## [Extracted material]
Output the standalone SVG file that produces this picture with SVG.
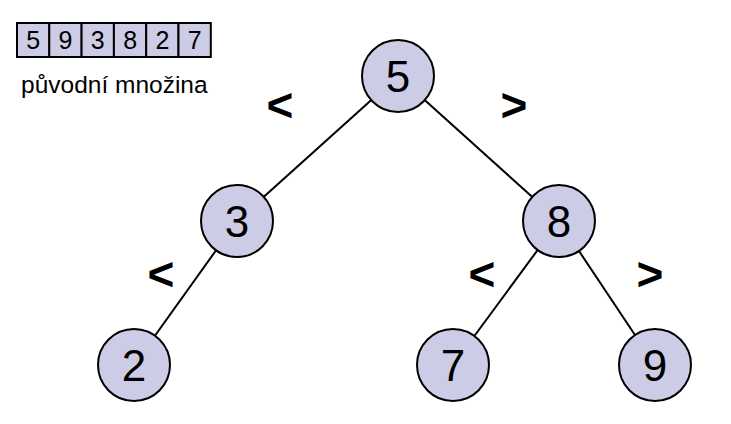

--

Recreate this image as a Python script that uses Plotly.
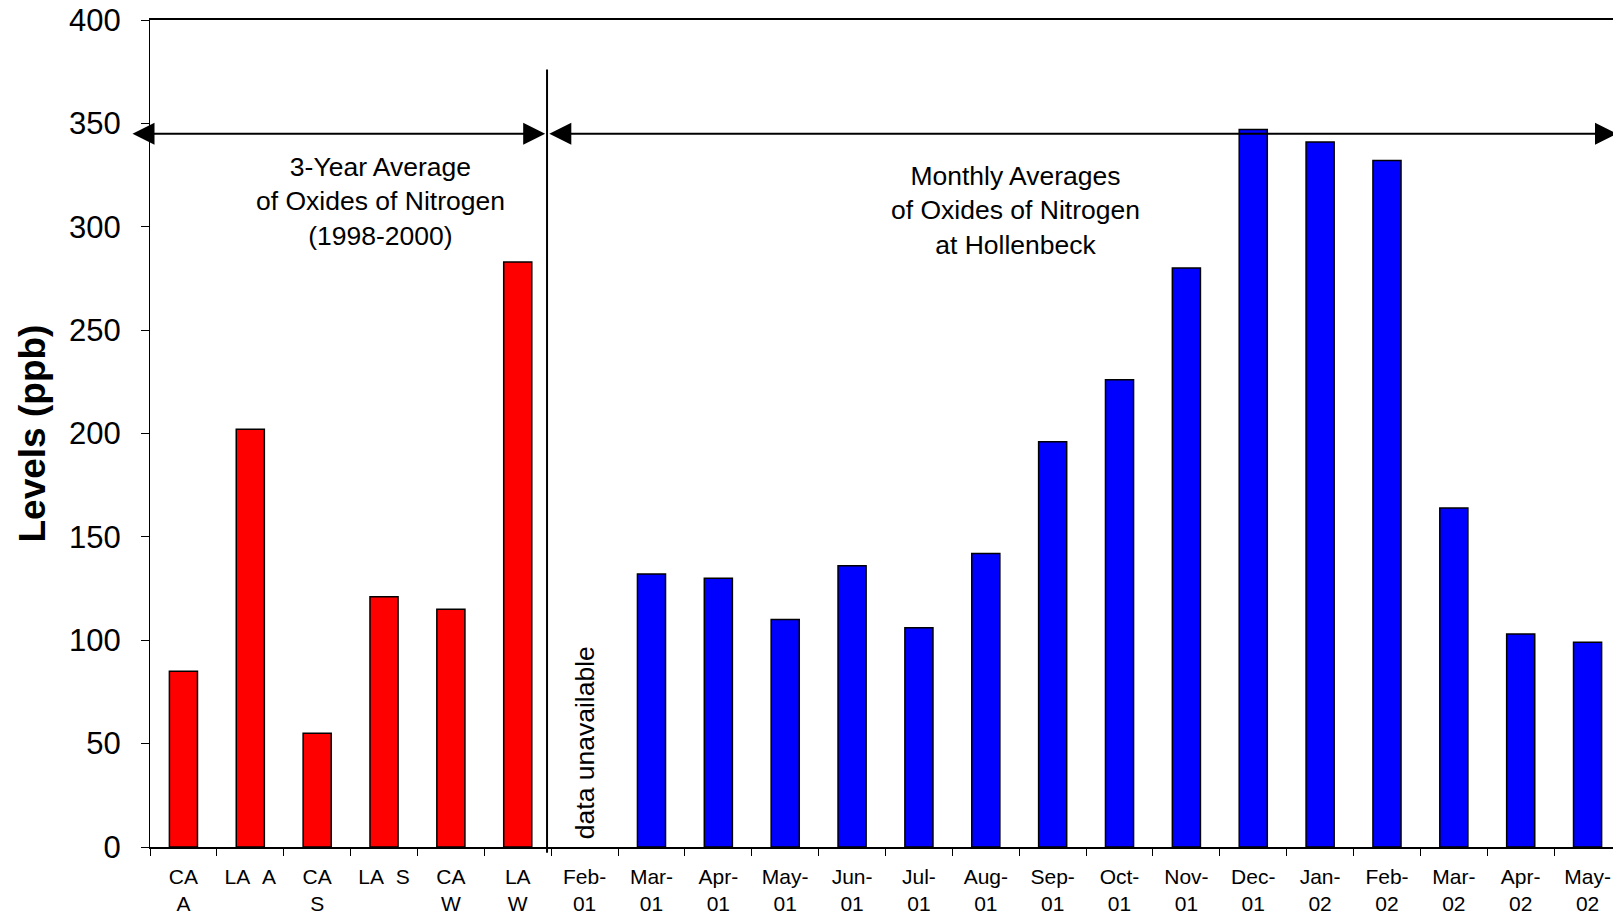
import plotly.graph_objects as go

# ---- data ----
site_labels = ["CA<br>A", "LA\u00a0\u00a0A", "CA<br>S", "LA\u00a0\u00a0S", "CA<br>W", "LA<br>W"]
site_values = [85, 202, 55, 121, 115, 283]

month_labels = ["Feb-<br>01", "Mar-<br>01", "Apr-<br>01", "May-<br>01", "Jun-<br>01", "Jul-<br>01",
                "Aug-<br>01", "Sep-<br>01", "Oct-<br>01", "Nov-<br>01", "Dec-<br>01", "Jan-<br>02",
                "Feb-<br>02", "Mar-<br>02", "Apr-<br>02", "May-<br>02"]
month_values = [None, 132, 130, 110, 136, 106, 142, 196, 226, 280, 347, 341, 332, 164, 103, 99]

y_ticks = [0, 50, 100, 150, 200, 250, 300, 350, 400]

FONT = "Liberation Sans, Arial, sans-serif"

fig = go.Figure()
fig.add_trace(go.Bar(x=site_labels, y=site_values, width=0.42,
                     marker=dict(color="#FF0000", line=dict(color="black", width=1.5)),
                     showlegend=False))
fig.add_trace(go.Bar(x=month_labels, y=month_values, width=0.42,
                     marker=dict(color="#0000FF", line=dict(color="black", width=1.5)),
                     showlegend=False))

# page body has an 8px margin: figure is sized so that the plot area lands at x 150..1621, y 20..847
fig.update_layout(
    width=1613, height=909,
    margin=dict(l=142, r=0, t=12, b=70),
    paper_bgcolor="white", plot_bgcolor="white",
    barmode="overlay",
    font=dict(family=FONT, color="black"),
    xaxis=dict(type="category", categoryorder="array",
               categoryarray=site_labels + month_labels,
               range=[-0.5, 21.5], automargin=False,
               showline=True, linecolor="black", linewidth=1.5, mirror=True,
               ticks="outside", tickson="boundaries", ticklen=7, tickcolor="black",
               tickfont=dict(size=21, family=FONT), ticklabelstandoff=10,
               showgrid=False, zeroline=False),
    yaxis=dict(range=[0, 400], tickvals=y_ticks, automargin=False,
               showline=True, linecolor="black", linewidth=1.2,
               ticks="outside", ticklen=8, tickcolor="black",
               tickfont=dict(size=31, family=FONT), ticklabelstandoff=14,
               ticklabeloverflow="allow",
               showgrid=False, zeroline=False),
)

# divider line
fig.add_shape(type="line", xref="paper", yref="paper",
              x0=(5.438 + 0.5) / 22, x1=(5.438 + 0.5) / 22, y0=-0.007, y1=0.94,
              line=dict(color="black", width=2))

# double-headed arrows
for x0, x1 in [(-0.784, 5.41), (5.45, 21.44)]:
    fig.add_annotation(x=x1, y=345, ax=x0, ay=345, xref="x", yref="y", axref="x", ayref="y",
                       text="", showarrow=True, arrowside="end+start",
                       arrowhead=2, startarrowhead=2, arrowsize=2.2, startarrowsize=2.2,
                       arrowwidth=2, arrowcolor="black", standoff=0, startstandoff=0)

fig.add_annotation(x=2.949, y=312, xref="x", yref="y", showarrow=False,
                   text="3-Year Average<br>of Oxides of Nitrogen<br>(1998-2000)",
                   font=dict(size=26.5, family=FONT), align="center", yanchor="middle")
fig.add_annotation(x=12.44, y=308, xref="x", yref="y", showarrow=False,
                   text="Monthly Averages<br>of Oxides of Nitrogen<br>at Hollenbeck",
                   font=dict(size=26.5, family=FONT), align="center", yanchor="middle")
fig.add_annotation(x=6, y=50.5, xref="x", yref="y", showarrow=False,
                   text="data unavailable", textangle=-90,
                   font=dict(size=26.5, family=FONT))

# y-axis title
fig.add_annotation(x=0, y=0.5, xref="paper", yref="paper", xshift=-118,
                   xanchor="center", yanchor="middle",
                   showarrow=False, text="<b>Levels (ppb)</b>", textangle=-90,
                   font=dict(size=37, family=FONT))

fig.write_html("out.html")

## [Task instructions]
From the data, list each line in which the string "that" appears.

## [Result of this task]
Output the standalone SVG file that produces this picture with SVG.
Recreate this image as a Python script that uses Plotly.
# page body has an 8px margin: figure is sized so that the plot area lands at x 150..1621, y 20..847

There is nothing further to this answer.